The PTM are distributed in many places and the model hubs provide different APIs to facilitate model reuse. There is no one-stop shop to compare PTMs from different model hubs.
PTMs can be really big! Some model hubs, they rate limits on accessing PTMs to prevent server overloads and service disruptions. This makes it harder to access a large amount of PTMs.
We would like to keep long-term data to support the scientific replicability of our work

We want researchers to have easy access to PTM packages, so we created PTMTorrent (link at the top).

Our data collection workflow is shown next. We identified several model registries, some of which have been covered in prior study on PTM supply chain. We built tooling to obtain PTM packages from each model registry and map to the corresponding GitHub repositories.

Data collection and preprocessing workflow for PTMTorrent. We standardize the PTM metadata by using a data schema, collecting it from PTM packages and the corresponding GitHub repository.

We extracted metadata from each PTM package into a unified data scheme:

An overview of PTMTorrent’s data schema. Each model hub shares a general schema (grey boxes), with hub-specific data stored in customized schema (colored boxes). The full schema is available in JSON in the dataset generation repository.

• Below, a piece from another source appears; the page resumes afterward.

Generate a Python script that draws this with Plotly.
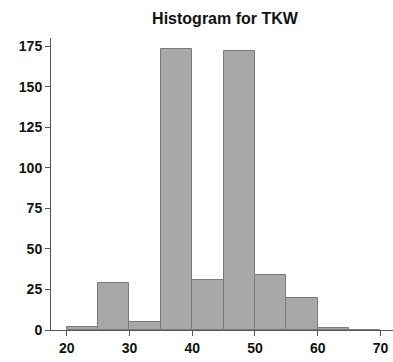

Here is a summary of the data we collected:

Details about the PTMTorrent content for each of the 5 model registries we collected.

Example uses: We used the dataset to measure the risk mitigation of HF model registry. This includes the measurement of dependencies, documentation, and GPG commit signing. We used the metadata to identify model discrepancies and build a “maintainers’ reach” graph.

Conclusions

Comparing to traditional package registries, DL model registries have three main differences:

Main differences between DL model registries and traditioanl package registries.

We suggest several future directions to researchers, including model audit, optimizing model registry infrastructure, improving PTM standardization, and developing adversarial attack detector for PTM packages. Aspects of PTM reuse are different from traditional package reuse. We need more research on PTM packages!